§ **What the exercise asks**
Repeat exactly the stretch of lines from the line containing "Clone this chart in seaborn and matplotlib." through the line containing "from matplotlib.ticker import", both included, and nothing else.

§ **Available data**
════════════════
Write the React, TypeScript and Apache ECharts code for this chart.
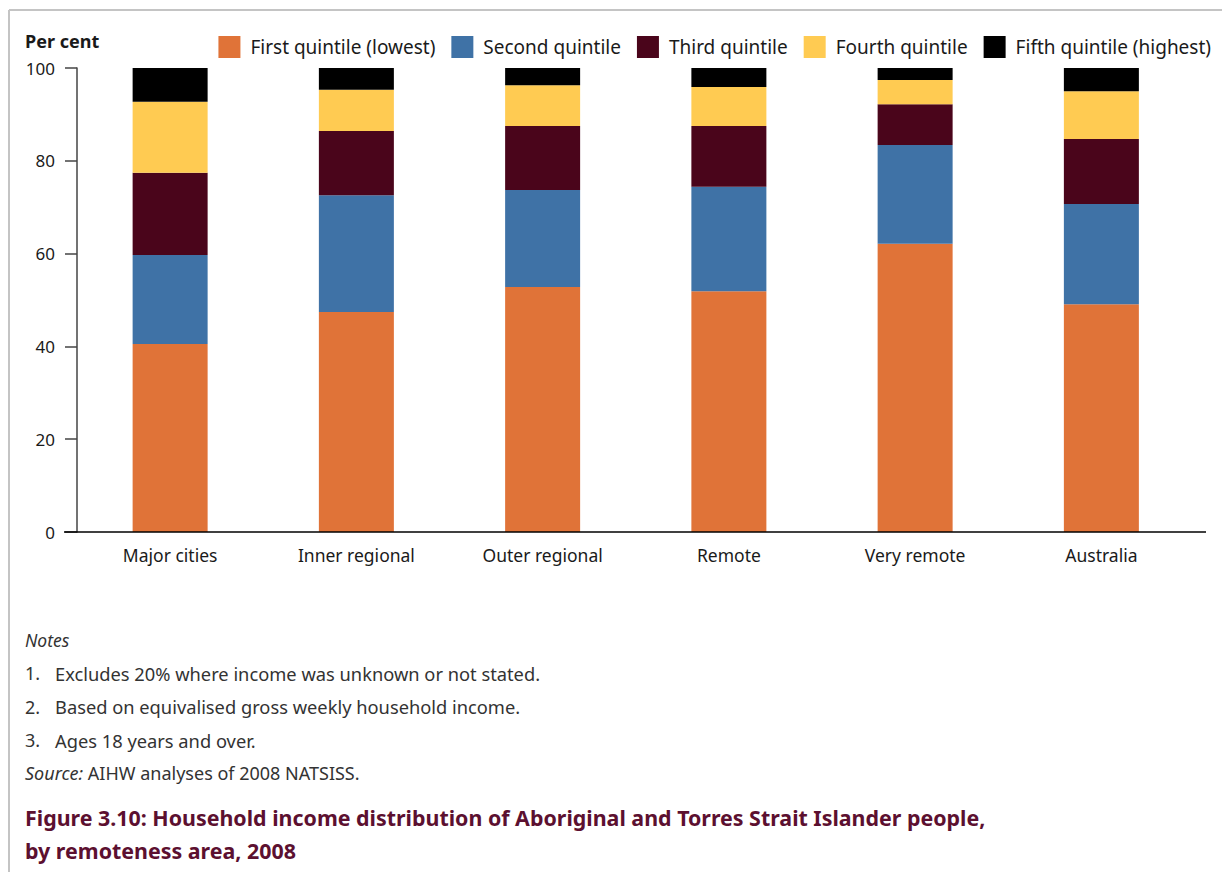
════════════════
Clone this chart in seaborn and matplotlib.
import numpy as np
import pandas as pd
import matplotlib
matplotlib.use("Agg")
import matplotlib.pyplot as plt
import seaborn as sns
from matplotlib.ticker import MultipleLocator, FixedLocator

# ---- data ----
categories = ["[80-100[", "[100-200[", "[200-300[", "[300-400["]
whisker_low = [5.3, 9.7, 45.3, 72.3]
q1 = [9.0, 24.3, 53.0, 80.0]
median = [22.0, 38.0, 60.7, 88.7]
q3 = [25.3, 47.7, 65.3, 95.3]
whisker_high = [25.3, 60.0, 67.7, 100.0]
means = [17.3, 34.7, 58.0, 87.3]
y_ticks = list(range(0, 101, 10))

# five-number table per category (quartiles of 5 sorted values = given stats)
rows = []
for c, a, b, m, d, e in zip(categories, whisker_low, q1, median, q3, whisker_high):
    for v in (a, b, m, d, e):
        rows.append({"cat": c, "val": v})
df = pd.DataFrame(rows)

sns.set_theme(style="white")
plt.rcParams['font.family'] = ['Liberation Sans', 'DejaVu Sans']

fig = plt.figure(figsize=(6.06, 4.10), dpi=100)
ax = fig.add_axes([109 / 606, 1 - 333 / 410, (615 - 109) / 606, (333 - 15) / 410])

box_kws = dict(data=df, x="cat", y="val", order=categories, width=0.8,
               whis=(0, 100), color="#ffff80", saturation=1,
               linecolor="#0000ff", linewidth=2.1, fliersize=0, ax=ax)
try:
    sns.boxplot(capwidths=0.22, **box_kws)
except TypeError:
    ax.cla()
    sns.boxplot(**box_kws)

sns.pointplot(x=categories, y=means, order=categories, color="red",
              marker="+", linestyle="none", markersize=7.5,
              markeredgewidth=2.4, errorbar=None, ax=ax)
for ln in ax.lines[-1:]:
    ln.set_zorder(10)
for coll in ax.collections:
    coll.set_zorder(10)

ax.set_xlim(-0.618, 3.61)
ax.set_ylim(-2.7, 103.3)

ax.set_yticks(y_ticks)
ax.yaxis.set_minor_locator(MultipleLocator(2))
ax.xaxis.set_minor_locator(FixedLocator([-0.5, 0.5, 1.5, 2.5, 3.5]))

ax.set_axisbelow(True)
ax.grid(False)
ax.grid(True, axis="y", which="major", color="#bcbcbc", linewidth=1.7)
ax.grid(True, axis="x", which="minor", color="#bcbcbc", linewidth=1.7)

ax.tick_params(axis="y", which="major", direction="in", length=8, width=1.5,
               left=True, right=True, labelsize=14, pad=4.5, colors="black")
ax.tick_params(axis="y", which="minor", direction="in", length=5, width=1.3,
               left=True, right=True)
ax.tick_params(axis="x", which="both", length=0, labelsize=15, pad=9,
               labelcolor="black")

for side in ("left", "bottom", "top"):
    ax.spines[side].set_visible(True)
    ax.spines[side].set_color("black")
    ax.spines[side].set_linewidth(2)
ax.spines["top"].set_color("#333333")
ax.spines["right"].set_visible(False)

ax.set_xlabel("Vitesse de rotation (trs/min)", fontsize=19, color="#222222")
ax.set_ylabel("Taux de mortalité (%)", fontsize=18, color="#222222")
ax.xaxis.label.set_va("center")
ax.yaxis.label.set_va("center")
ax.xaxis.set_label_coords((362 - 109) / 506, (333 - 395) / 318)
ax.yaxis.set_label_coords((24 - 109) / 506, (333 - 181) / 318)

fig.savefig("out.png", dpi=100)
════════════════
§ **Full solution**
Clone this chart in seaborn and matplotlib.
import numpy as np
import pandas as pd
import matplotlib
matplotlib.use("Agg")
import matplotlib.pyplot as plt
import seaborn as sns
from matplotlib.ticker import MultipleLocator, FixedLocator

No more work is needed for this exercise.